One example would be Kirk stealing the Enterprise from Spacedock and engaging the warp drive right outside the doors. Spacedock was completely unaffected.

Perhaps a ship at warp in Star Trek might carry very little 'real space' kinetic energy.
The warp has to have at least some connection and effect on matter within normal space with kinetic energy in the process, otherwise why would a starship need a navigational deflector?

Also, TNG's Best of Both Worlds implies that it's possible to do a suicide run by ramming a starship into an object in normal space at warp.
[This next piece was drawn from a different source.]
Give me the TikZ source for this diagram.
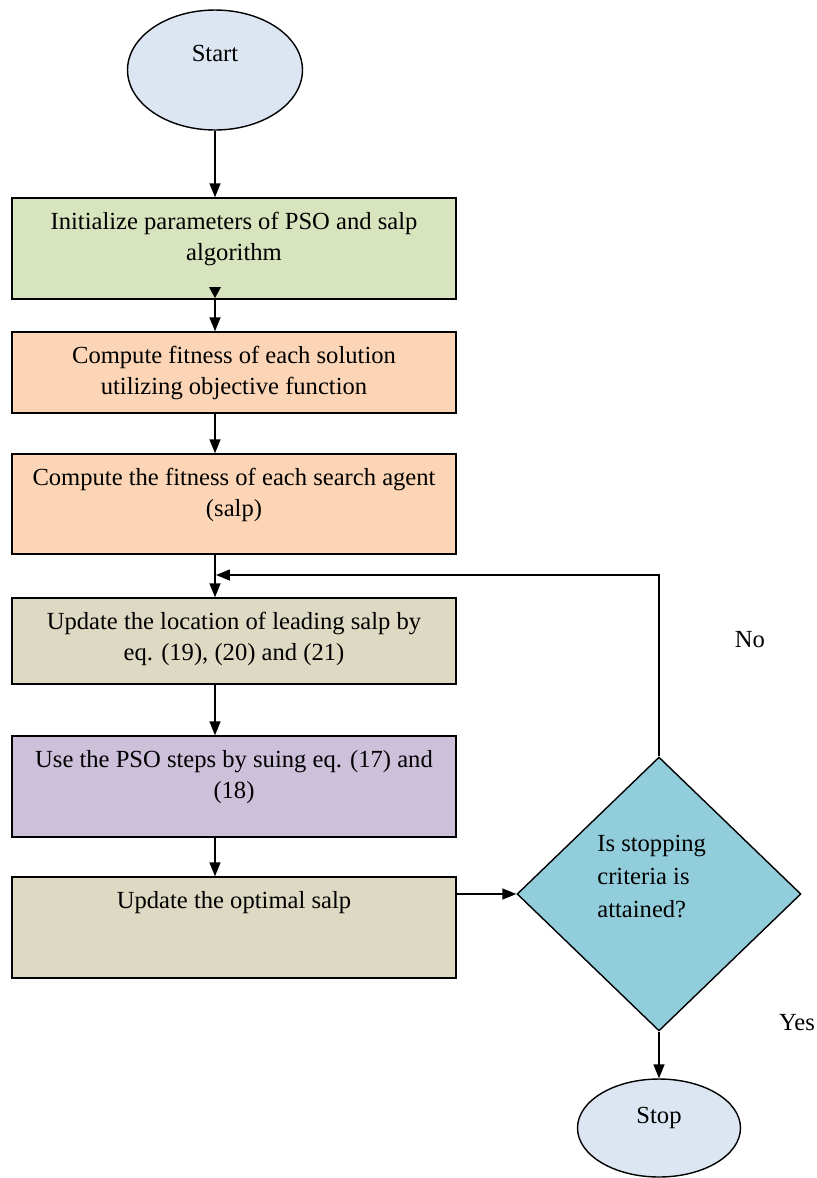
\documentclass[tikz,border=0pt]{standalone}
\usepackage{fontspec}
\setmainfont{Liberation Serif}
\usetikzlibrary{positioning,shapes.geometric,arrows.meta}

\definecolor{termblue}{HTML}{DCE6F2}
\definecolor{initgreen}{HTML}{D7E4BD}
\definecolor{fitorange}{HTML}{FBD5B5}
\definecolor{updtan}{HTML}{DDD9C3}
\definecolor{psolilac}{HTML}{CCC0DA}
\definecolor{checkteal}{HTML}{92CDDC}

\tikzset{
    stepbox/.style={draw, line width=0.8pt, minimum width=8.88cm, inner sep=0pt},
    terminal/.style={draw, ellipse, line width=0.8pt, fill=termblue, inner sep=0pt},
    decision/.style={draw, diamond, line width=0.8pt, fill=checkteal, inner sep=0pt},
    boxtext/.style={align=center, inner sep=0pt, font=\fontsize{14}{17.6}\selectfont},
    flow/.style={-{Triangle[length=0.28cm,width=0.22cm]}, line width=0.8pt},
}

\begin{document}
\begin{tikzpicture}[x=0.02cm, y=-0.02cm]
    % Area del disegno
    \useasboundingbox (0,0) rectangle (817,1178);

    % Inizio
    \node[terminal, minimum width=3.5cm, minimum height=2.4cm] (start) at (215,70) {};
    \node[boxtext] (starttext) at (215,53) {Start};

    % Blocchi del ciclo
    \node[stepbox, fill=initgreen, minimum height=2.02cm] (init) at (234,248.5) {};
    \node[boxtext, below=0.3cm of init.north] (inittext) {Initialize parameters of PSO and salp\\algorithm};

    \node[stepbox, fill=fitorange, minimum height=1.62cm] (fitsol) at (234,372.5) {};
    \node[boxtext, below=0.3cm of fitsol.north] (fitsoltext) {Compute fitness of each solution\\utilizing objective function};

    \node[stepbox, fill=fitorange, minimum height=2cm] (fitagent) at (234,504) {};
    \node[boxtext, below=0.3cm of fitagent.north] (fitagenttext) {Compute the fitness of each search agent\\(salp)};

    \node[stepbox, fill=updtan, minimum height=1.72cm] (leader) at (234,641) {};
    \node[boxtext, below=0.3cm of leader.north] (leadertext) {Update the location of leading salp by\\eq. (19), (20) and (21)};

    \node[stepbox, fill=psolilac, minimum height=2.02cm] (pso) at (234,786.5) {};
    \node[boxtext, below=0.3cm of pso.north] (psotext) {Use the PSO steps by suing eq. (17) and\\(18)};

    \node[stepbox, fill=updtan, minimum height=2.02cm] (best) at (234,927.5) {};
    \node[boxtext, below=0.3cm of best.north] (besttext) {Update the optimal salp};

    % Condizione di arresto
    \node[decision, minimum width=5.68cm, minimum height=5.48cm] (check) at (659,894) {};
    \node[boxtext, align=left, anchor=north west, font=\fontsize{14}{18.7}\selectfont] (checktext) at (597,835) {Is stopping\\criteria is\\attained?};

    % Fine
    \node[terminal, minimum width=3.26cm, minimum height=1.96cm] (stop) at (659,1128) {};
    \node[boxtext] (stoptext) at (659,1118) {Stop};

    % Frecce
    \draw[flow] (start.south) -- (init.north -| start);
    \fill (209,287) -- (221,287) -- (215,298) -- cycle;
    \draw[flow] (init.south -| start) -- (fitsol.north -| start);
    \draw[flow] (fitsol.south -| start) -- (fitagent.north -| start);
    \draw[flow] (fitagent.south -| start) -- (leader.north -| start);
    \draw[flow] (leader.south -| start) -- (pso.north -| start);
    \draw[flow] (pso.south -| start) -- (best.north -| start);
    \draw[flow] (best.east |- check.west) -- (check.west);
    \draw[flow] (check.south) -- (stop.north);

    % Ritorno
    \coordinate (back) at (216,575);
    \draw[flow] (check.north) |- (back);

    % Etichette
    \node[boxtext] (notext) at (750,640) {No};
    \node[boxtext] (yestext) at (797,1023) {Yes};
\end{tikzpicture}
\end{document}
RIKER: Mister Crusher, ready a collision course with the Borg ship. You heard me. A collision course.​

WESLEY: Yes, sir.​

RIKER: Mister La Forge, prepare to go to warp power.​

I don't think its ever been made canon, but I do remember reading that Matt Jefferies thought process for designing warp pylons and nacelles was that the warp drive was so dangerous the Enterprise's saucer section needed some distance away from the drive when it engages.
 
The warp has to have at least some connection and effect on matter within normal space with kinetic energy in the process, otherwise why would a starship need a navigational deflector?

It really shouldn't need one at warp, since the warp field itself would perform that function (and a beam propagating at lightspeed or slower could obviously not project ahead of a warp field moving faster than light in any case). But it definitely would at significant sublight speeds.


I don't think its ever been made canon, but I do remember reading that Matt Jefferies thought process for designing warp pylons and nacelles was that the warp drive was so dangerous the Enterprise's saucer section needed some distance away from the drive when it engages.

Yes, but that was more to do with the heat and radiation such powerful engines would logically produce. Although TMP and all subsequent productions threw that out the window by putting the antimatter reactor smack dab in the middle of the engine room.
 
For warp flight in atmo.. just think of time, you would only be IN atmo for.. a quarter of a second? Maybe? You have what, 10 miles of atmo before it really starts to thin out?
now you would probably drag a good portion of that atmosphere with you, like a gyser from the Earth composed of air.

Now, there is no "Speed limit" on a warp bubble, you could technically go 5mph in a bubble, don't have to go faster than light.